Applying Strategies for Inclusive Growth East London Rising
Our firm has deep roots in London, with a presence here for more than 200 years. Over the past decade, London’s rapidly growing financial center has shifted from its historic home in the City of London to East London. This shift has heralded huge changes for the boroughs of East London, including more economic activity, jobs and development.
The rate of employment in four East London boroughs is approximately 5% lower than that of the rest of London.
As East London booms, however, these new opportunities are not reaching everyone equally — especially those who have lived and worked here since before the area’s ascendance. In fact, some East London boroughs still struggle with stubborn economic challenges.

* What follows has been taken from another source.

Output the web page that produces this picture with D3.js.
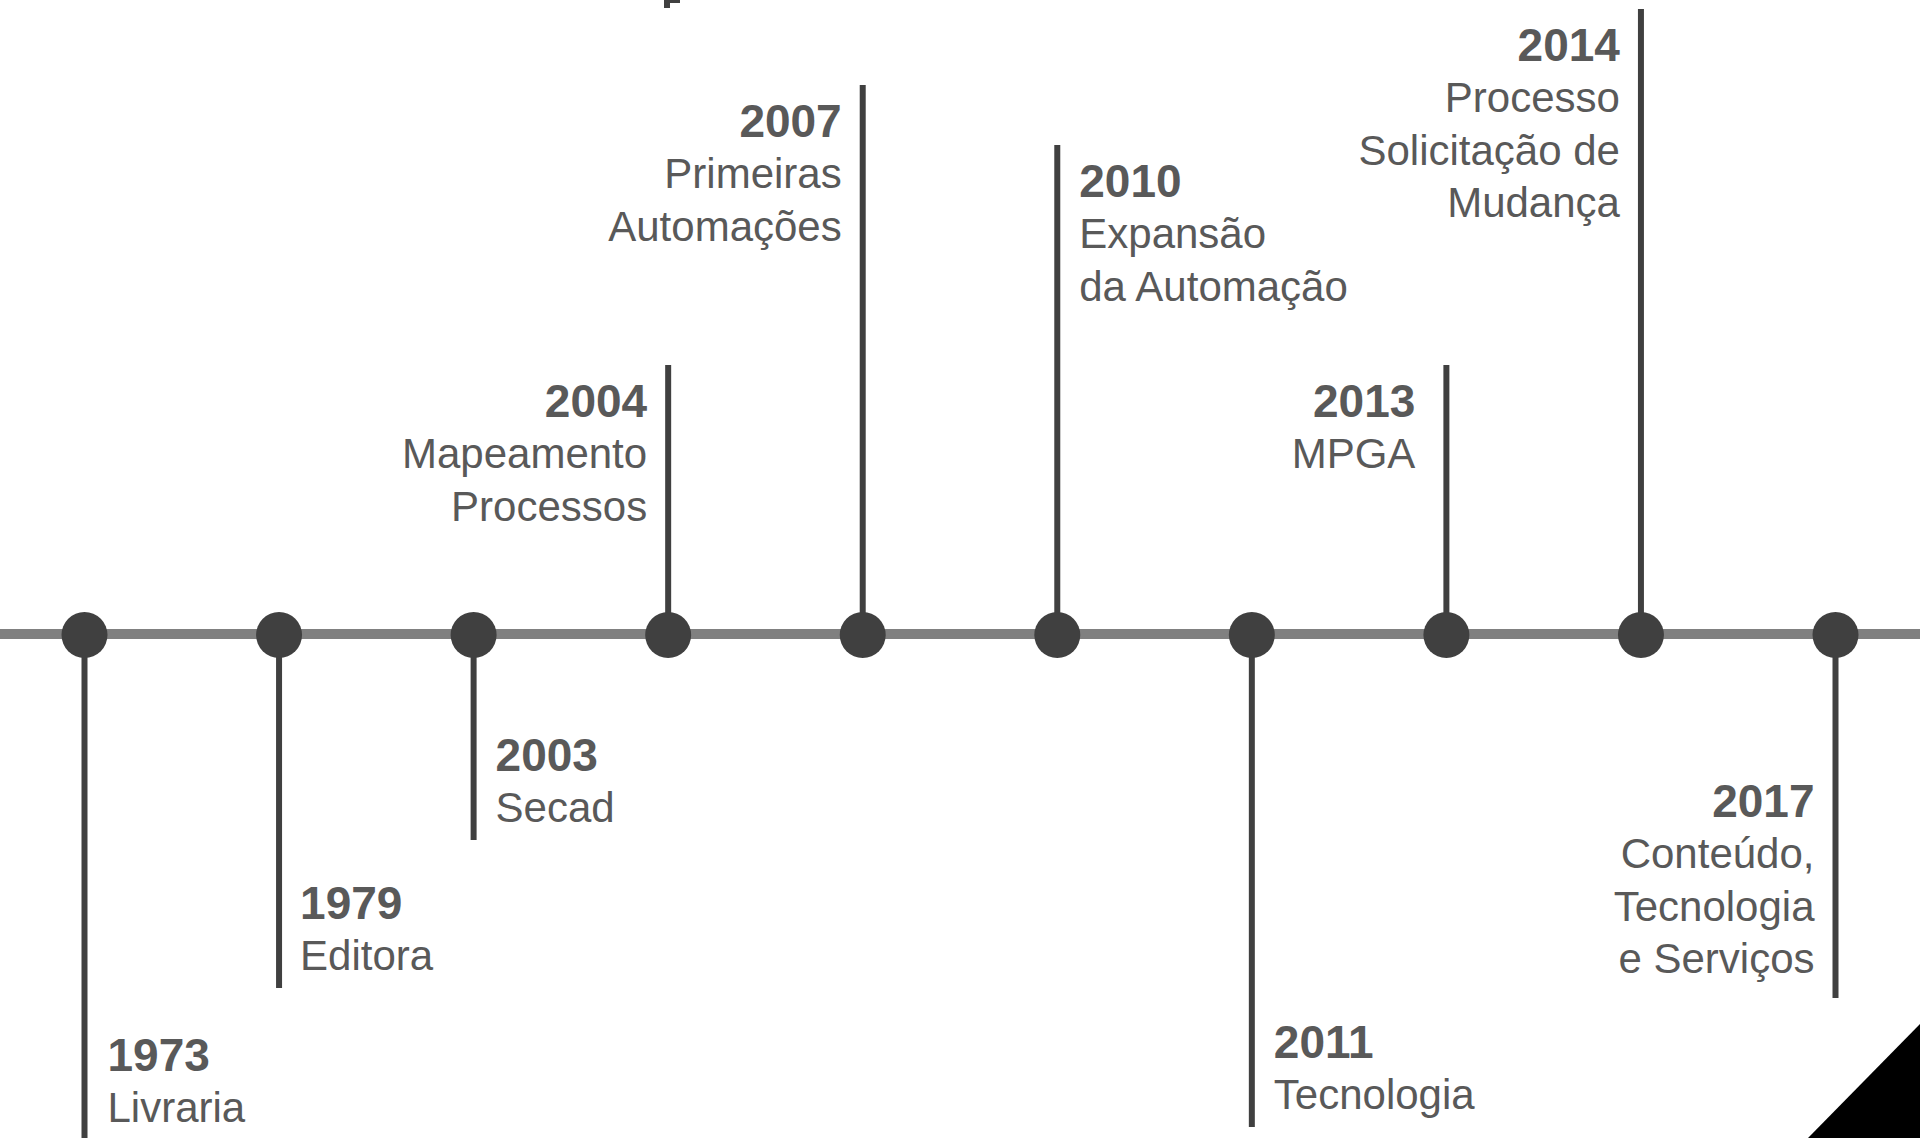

To address these inequities, JPMorgan Chase is taking a long-term, holistic and multifaceted approach to its corporate responsibility efforts in East London so that the area’s newfound prosperity can be more equally shared.
In 2012 the firm relocated from the City of London to Canary Wharf, boosting our presence in this thriving area of energy and growth. Our collaborative relationships with London Legacy Development Corporation and leading local nonprofit efforts such as Bromley by Bow Centre and the St. Paul’s Way Transformation Project helped us establish a strong connection with the community. Now we are proud to say that our work in East London has created a positive impact through our support of efforts to build a skilled workforce, strengthen small businesses and boost the financial health of individuals and families.
There is no one-size-fits-all solution to this problem.
Yet through meeting local communities and leveraging our competencies to invest in the four key drivers of inclusive economic growth, our firm has gained valuable insight into the broad approaches that are proving effective in cities around the world.
“The new East London is a place where diversity and cultural vibrancy meet growing economic prosperity. It’s crucial that no one is left behind and that East Londoners have opportunities to both contribute to and benefit from economic growth.”